This is a theory of mine: the problem with drivers in the US is our road signs: they have too many words on them, and our population’s declining literacy levels are making this a challenge for compliance with the posted placards.
I lived in Germany for a while, where the Vienna Convention on Road Signs and Signals holds. Vienna describes a group of symbolic signs nearly devoid of text that control the safety aspects of roadway behaviour in the EU and other areas of the world agreeing to the convention. Notable in not agreeing is, of course, the US. I found that after a period of adjustment, the signs were easy to interpret and that I could respond almost instantly to them, because visualization was all that was required. I did not have to process them. Well, “no parking” and “no stopping” took a while to sort out, but hey, who is perfect? By the way, do not drive your Volkswagen Cabriolet off of the dock and into the river. You will likely get wet.
A typical Vienna convention sign has a ground color, an accent color, a shape, and a symbol. For example, the speed limit sign is circular (command) with a white ground (information) with a red outer ring (prohibition) and a number in the middle (actual speed limit). A parking area sign is square (informational) with a blue ground (permission or recommendation) and a white P (parking area designation). All of the signs follow a few rules and language independent. Two faves are these, which are actually related.
For example, consider the signage on the south side of the intersection of Coolidge Highway and Big Beaver Road in Troy, MI. The right lane must turn right, and is signed as such. Compare this to the Vienna sign, which is a simple blue circle with a white directional turning arrow.

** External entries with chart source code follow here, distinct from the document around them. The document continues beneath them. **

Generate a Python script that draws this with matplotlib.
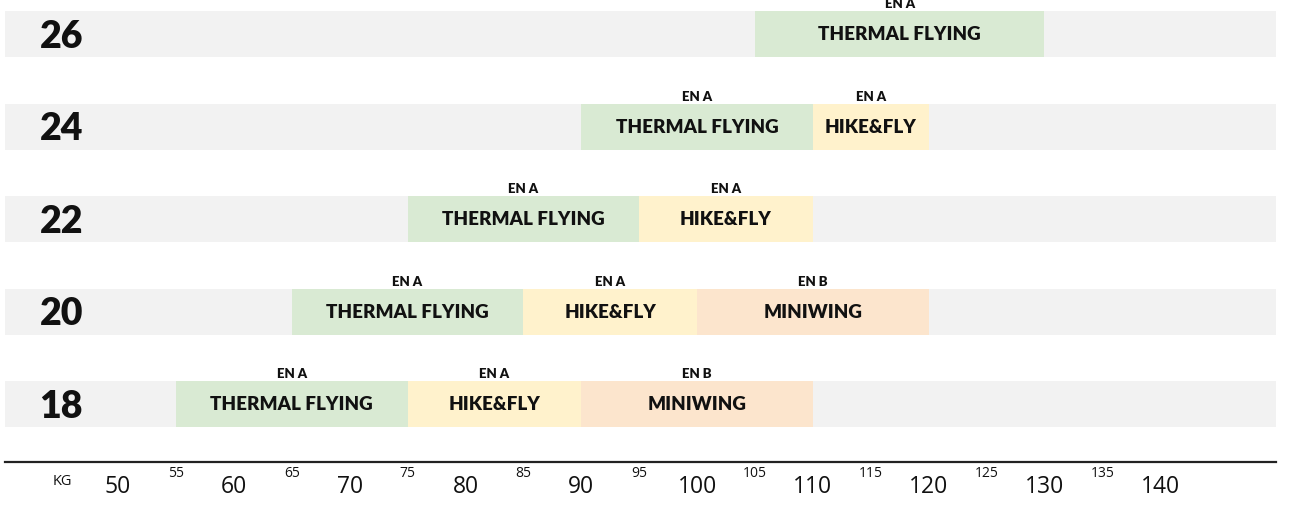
import matplotlib
matplotlib.use("Agg")
import matplotlib.pyplot as plt
from matplotlib.ticker import FixedLocator, FixedFormatter

# ---- data ----
sizes = ["18", "20", "22", "24", "26"]

thermal_start = [55, 65, 75, 90, 105]
thermal_end = [75, 85, 95, 110, 130]
thermal_rating = ["EN A", "EN A", "EN A", "EN A", "EN A"]

hike_rows = [0, 1, 2, 3]
hike_start = [75, 85, 95, 110]
hike_end = [90, 100, 110, 120]
hike_rating = ["EN A", "EN A", "EN A", "EN A"]

mini_rows = [0, 1]
mini_start = [90, 100]
mini_end = [110, 120]
mini_rating = ["EN B", "EN B"]

major_ticks = [50, 60, 70, 80, 90, 100, 110, 120, 130, 140]
minor_ticks = [55, 65, 75, 85, 95, 105, 115, 125, 135]
axis_unit = "KG"
range_min, range_max = 40.25, 150

# ---- style ----
GREY = "#f2f2f2"
GREEN = "#d9ead3"
YELLOW = "#fff2cc"
ORANGE = "#fce5cd"
INK = "#111111"
BOLD = ["Lato", "DejaVu Sans"]
REG = ["Open Sans", "DejaVu Sans"]

fig = plt.figure(figsize=(12.9, 5.17), dpi=100)
ax = fig.add_axes([0, 0, 1, 1])
ax.set_xlim(39.81, 151.2)
ax.set_ylim(-1.2216, 4.368)
ax.set_facecolor("white")

bar_h = 0.497
rows = list(range(len(sizes)))

# background bars
ax.barh(rows, [range_max - range_min] * len(rows), left=range_min,
        height=bar_h, color=GREY, linewidth=0, zorder=1)

def draw_group(rws, starts, ends, ratings, color, label):
    widths = [e - s for s, e in zip(starts, ends)]
    ax.barh(rws, widths, left=starts, height=bar_h, color=color,
            linewidth=0, zorder=2)
    for r, s, e, rt in zip(rws, starts, ends, ratings):
        c = (s + e) / 2
        ax.text(c, r - 0.01, label, ha="center", va="center",
                fontsize=13.5, fontweight="heavy", family=BOLD, color=INK, zorder=3)
        ax.text(c, r + 0.324, rt, ha="center", va="center",
                fontsize=9.5, fontweight="heavy", family=BOLD, color=INK, zorder=3)

draw_group(rows, thermal_start, thermal_end, thermal_rating, GREEN, "THERMAL FLYING")
draw_group(hike_rows, hike_start, hike_end, hike_rating, YELLOW, "HIKE&FLY")
draw_group(mini_rows, mini_start, mini_end, mini_rating, ORANGE, "MINIWING")

# size labels
for r, s in zip(rows, sizes):
    ax.text(45.1, r - 0.03, s, ha="center", va="center", fontsize=27,
            fontweight="heavy", family=BOLD, color=INK, zorder=3)

# axis
for sp in ["top", "left", "right"]:
    ax.spines[sp].set_visible(False)
ax.spines["bottom"].set_position(("data", -0.622))
ax.spines["bottom"].set_bounds(range_min, range_max)
ax.spines["bottom"].set_linewidth(1.6)
ax.spines["bottom"].set_color("#222222")
ax.spines["bottom"].set_zorder(4)
ax.set_yticks([])
ax.xaxis.set_major_locator(FixedLocator(major_ticks))
ax.xaxis.set_major_formatter(FixedFormatter([str(v) for v in major_ticks]))
ax.xaxis.set_minor_locator(FixedLocator(minor_ticks))
ax.xaxis.set_minor_formatter(FixedFormatter([str(v) for v in minor_ticks]))
ax.tick_params(axis="x", which="major", length=0, pad=9.5, labelsize=16.5, labelcolor=INK)
ax.tick_params(axis="x", which="minor", length=0, pad=3, labelsize=10, labelcolor=INK)
for lab in ax.get_xticklabels(which="both"):
    lab.set_family(REG)

ax.text(45.16, -0.833, axis_unit, ha="center", va="center", fontsize=10.5,
        family=REG, color=INK)

fig.savefig("out.png", dpi=100)
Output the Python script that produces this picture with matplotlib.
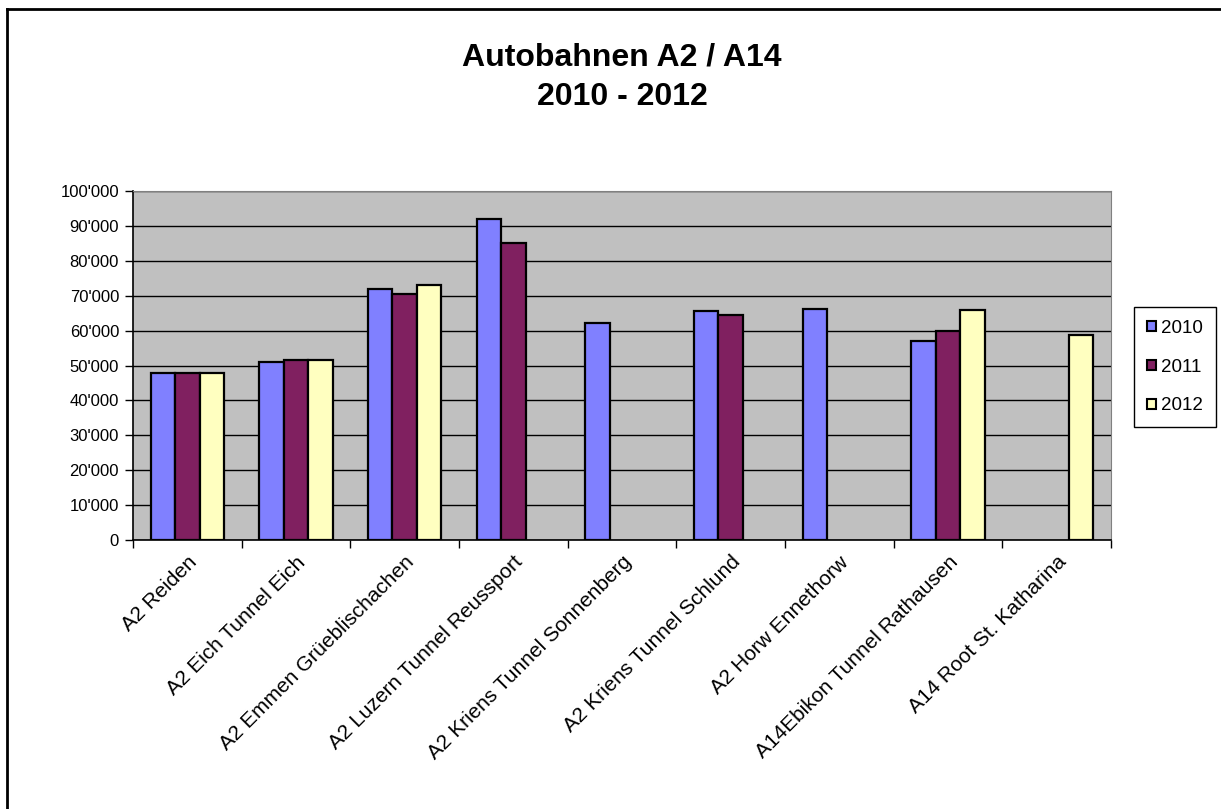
import matplotlib
matplotlib.use("Agg")
import matplotlib.pyplot as plt
from matplotlib.lines import Line2D
from matplotlib.patches import Patch
from matplotlib.ticker import FuncFormatter
from matplotlib.transforms import ScaledTranslation
import numpy as np

plt.rcParams["font.family"] = ["Liberation Sans", "DejaVu Sans"]

stations = [
    "A2 Reiden",
    "A2 Eich Tunnel Eich",
    "A2 Emmen Grüeblischachen",
    "A2 Luzern Tunnel Reussport",
    "A2 Kriens Tunnel Sonnenberg",
    "A2 Kriens Tunnel Schlund",
    "A2 Horw Ennethorw",
    "A14Ebikon Tunnel Rathausen",
    "A14 Root St. Katharina",
]
years = ["2010", "2011", "2012"]
v2010 = [47800, 51100, 71800, 92100, 62200, 65500, 66300, 57000, np.nan]
v2011 = [47800, 51500, 70600, 85200, np.nan, 64500, np.nan, 59900, np.nan]
v2012 = [47800, 51500, 73200, np.nan, np.nan, np.nan, np.nan, 66000, 58600]
colors = ["#8080FF", "#802060", "#FFFFC0"]

W, H = 1221, 809
fig = plt.figure(figsize=(W / 100, H / 100), dpi=100)
ax = fig.add_axes([133 / W, 1 - 540 / H, (1111 - 133) / W, (540 - 191) / H])
ax.set_facecolor("#C0C0C0")

x = np.arange(len(stations))
w = 0.224
for i, (vals, c) in enumerate(zip([v2010, v2011, v2012], colors)):
    ax.bar(x + (i - 1) * w, vals, width=w, color=c, edgecolor="black",
           linewidth=1.6, zorder=3)

ax.set_xlim(-0.5, len(stations) - 0.5)
ax.set_ylim(0, 100000)
ax.set_yticks(np.arange(0, 100001, 10000))
ax.yaxis.set_major_formatter(FuncFormatter(lambda v, p: f"{int(v):,}".replace(",", "'")))
ax.yaxis.grid(True, color="black", linewidth=1, zorder=1)
ax.set_axisbelow(True)

# category boundaries carry the tick marks, labels sit at the centres
ax.set_xticks(np.arange(len(stations) + 1) - 0.5)
ax.set_xticklabels([])
ax.set_xticks(x, minor=True)
ax.set_xticklabels(stations, minor=True, rotation=45, ha="right",
                   va="top", rotation_mode="anchor", fontsize=15)
shift = ScaledTranslation(-5 / 100, -2 / 100, fig.dpi_scale_trans)
for lbl in ax.get_xticklabels(minor=True):
    lbl.set_transform(lbl.get_transform() + shift)
ax.tick_params(axis="x", which="minor", length=0, pad=9)
ax.tick_params(axis="x", which="major", length=6, direction="out", width=1)
ax.tick_params(axis="y", length=6, direction="out", width=1, labelsize=12, pad=4)

for s in ["top", "right"]:
    ax.spines[s].set_color("#808080")
for s in ["left", "bottom"]:
    ax.spines[s].set_color("black")
    ax.spines[s].set_linewidth(1.2)

fig.text(622 / W, 1 - 66 / H, "Autobahnen A2 / A14", ha="center",
         va="baseline", fontsize=23, fontweight="bold")
fig.text(622 / W, 1 - 105 / H, "2010 - 2012", ha="center",
         va="baseline", fontsize=23, fontweight="bold")

handles = [Patch(facecolor=c, edgecolor="black", linewidth=1.5) for c in colors]
leg = fig.legend(handles, years, loc="upper left",
                 bbox_to_anchor=(1134 / W, 1 - 307 / H),
                 fontsize=13.5, handlelength=0.45, handleheight=0.45,
                 handletextpad=0.3, labelspacing=1.15, borderpad=0.7,
                 fancybox=False, framealpha=1, edgecolor="black",
                 borderaxespad=0)
leg.get_frame().set_linewidth(1)

# outer chart border (only top and left edges are visible)
fig.add_artist(Line2D([7 / W, 1], [1 - 9 / H, 1 - 9 / H],
                      transform=fig.transFigure, color="black", linewidth=2))
fig.add_artist(Line2D([7 / W, 7 / W], [0, 1 - 9 / H],
                      transform=fig.transFigure, color="black", linewidth=2))

fig.savefig("out.png", dpi=100)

A few of our colleagues have gotten the point, and signs like this one are starting to show up. The arrows require little to no processing to understand, and the only is completely superfluous, likely a throwback to the wordy original.
I could go on at length with comparisons, but I think you already get the picture (pun wholly intended).
So, why am I bothering about this? My older son is taking his introductory driving course here in MI this month. He’s learning about road signs and such, and he’s noticed the peculiarities of our wordy signage already. One is something the Germans call the “Schilderwald”, or forest of signs. It happens when a large number of signs are erected close together. Examples in the EU are numerous, and typically hilarious as the signs often conflict with each other. It is not unusual to find people taking photos, a non-trivial number of which will be used to contest traffic citations.
In the US, we persist in using signs with words on them. In English. Imagine a Schilderwald using our signs, and how long it would take to read all of them. The pictograms are enough work! Thankfully, this mess is only for pedestrians, who have time to stop and process it.
So, let me get up on my soapbox here and argue for conversion to the Vienna Convention. It would make life easier, better, and much more fabulous, being that everyone would have a shot at driving sanely, regardless of their literacy level. Imagine a US where everyone can interpret the signs and follow directions. Where even the most distracted texting driver has to only look up from their phablet for half a second to catch the sign, know what it means, and do what it shows. Where reading of road sign text will never more distract anyone from the road, or whatever the heck it is that they are doing on it. Paradise is what it would be.
At the same time, maybe we could finally convert to metric, too? Please? They already have the signs for that made up.
About the two signs at the top, which I playfully call the caterpillar sign and the picket fence sign. The caterpillar sign indicates an ungated railroad crossing. And, you guessed it, the picket fence indicates a gated one.